Joy! Number Four: The everyday miracle of science - the living embodiment of the Enlightenment - is continuing to find cures for diseases wherever it is not blocked by organised superstition. The list of life-saving, life-enhancing discoveries made by scientists this year could fill an entire issue of The Independent, but here's some choice cuts. Researchers in Toronto have managed to cure diabetes in mice, leading to hopes of a major breakthrough for humans in the next few years. The US National Federation for the Blind's team has invented a machine that can be held over printed text and read it out to blind people - an innovation that in time will be as important as guide dogs.

And - best of all - there is now a vaccine that prevents cervical cancer, a disease that kills more than 300,000 women worldwide every year. The Ministry of Health is poised to roll it out across Britain in 2007. Incredibly, the churches are opposing this, claiming cervical cancer is a "good deterrent" and that vaccinated kids will be more likely to have sex. Where scientific knowledge can be freely pursued, it saves millions from slow, painful deaths.

Slab of Chocolate Cake Number Five: Since 2002, 60 million people have been lifted out of poverty in China, matched by nearly 40 million in India. There are still terrible problems in both those countries - but it's worth pausing to realise what these statistics mean. That's 100 million more human beings who will not go to bed hungry tonight. That's 100 million more people who will live to an old age, and not bury their children because they were too poor to keep them alive. In the two most populous countries in the world, poverty is falling, and human happiness is rising.

Reason to Glug Champagne and Hug Children Number Six: Take That have reformed - and they're thrashing that whining narcissist Robbie Williams. Okay, so I admit the main reason we are all happy Take That are back (back, back for good) is that it has reawakened the adolescent fantasies of every British woman and gay man in their twenties. But it is also a shimmering sign that sometimes, just sometimes, the nice, quiet, talented people prevail over the brash exhibitionists.

For over a decade, Robbie has taunted the wholesome foursome who helped make him famous, calling Gary Barlow "fat" and laughing about their chart-flops. He paraded his naked ego at every opportunity, even becoming the only performer at Live8 who didn't mention Africa once. ("I've had a really tough year," he announced instead.

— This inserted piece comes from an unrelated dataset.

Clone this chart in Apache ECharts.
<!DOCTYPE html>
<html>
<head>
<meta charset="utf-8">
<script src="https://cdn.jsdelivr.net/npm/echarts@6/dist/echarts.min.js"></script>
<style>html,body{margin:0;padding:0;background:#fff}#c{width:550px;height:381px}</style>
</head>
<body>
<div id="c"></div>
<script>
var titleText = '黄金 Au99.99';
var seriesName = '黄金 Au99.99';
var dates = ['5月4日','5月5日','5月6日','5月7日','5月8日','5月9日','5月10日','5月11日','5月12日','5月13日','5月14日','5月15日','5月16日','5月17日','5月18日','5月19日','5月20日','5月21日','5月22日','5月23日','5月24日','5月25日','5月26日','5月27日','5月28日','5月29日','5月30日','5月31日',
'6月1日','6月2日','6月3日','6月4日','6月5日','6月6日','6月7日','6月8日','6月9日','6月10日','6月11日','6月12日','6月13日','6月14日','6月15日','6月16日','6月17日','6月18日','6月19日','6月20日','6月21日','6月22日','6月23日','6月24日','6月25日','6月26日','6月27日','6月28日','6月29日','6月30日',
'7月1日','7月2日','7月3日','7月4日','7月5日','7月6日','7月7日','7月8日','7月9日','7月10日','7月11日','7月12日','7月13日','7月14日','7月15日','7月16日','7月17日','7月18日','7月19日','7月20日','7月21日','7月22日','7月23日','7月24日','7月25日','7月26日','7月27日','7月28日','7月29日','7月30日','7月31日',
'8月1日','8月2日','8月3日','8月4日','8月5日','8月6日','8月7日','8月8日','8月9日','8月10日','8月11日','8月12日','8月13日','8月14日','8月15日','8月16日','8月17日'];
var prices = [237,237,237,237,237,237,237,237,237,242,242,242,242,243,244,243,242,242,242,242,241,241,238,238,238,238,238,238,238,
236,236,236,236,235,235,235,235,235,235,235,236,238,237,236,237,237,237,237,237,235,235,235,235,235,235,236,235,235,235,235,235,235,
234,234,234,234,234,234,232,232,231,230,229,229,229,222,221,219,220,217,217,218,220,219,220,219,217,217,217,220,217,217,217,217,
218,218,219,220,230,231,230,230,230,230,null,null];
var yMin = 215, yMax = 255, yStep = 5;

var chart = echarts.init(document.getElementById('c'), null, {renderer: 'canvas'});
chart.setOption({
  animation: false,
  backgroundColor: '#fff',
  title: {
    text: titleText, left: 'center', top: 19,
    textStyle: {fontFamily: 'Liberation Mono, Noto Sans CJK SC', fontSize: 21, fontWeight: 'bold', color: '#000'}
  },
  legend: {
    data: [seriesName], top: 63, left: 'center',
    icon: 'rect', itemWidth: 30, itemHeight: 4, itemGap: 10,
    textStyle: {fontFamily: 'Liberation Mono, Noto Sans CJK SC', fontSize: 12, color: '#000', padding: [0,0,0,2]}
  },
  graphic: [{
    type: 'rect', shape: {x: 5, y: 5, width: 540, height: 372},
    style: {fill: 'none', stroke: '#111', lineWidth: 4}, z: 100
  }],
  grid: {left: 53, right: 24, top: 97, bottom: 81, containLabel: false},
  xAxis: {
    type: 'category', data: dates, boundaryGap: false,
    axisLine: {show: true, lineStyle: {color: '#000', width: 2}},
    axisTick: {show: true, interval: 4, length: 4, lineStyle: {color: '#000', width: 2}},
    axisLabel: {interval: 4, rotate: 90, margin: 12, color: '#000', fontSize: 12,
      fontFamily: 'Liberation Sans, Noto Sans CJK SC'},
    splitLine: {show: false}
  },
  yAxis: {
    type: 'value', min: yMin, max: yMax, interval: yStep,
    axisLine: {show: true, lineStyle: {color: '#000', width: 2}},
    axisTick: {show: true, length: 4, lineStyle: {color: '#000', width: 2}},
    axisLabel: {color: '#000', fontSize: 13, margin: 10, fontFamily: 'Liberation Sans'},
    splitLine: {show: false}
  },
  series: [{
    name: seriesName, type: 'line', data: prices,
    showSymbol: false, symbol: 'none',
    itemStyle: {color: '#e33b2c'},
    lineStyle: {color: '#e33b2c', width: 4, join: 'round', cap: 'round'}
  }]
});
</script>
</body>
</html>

I'm guessing it wasn't as tough as the kids in Sierra Leone, Robbie.) But now Take That are back with a million love songs and a bashfully surprised smile at their mega-success, and Robbie is languishing with nothing but his own self-obsession as comfort.

Yes, there are reasons to be depressed and scared, and I will probably be talking a lot about them in 2007. But just for today, let's hum along with Louis Armstrong: "I hear babies cryin', I watch them grow/ They'll learn much more than I'll ever know/ And I think to myself, what a wonderful world."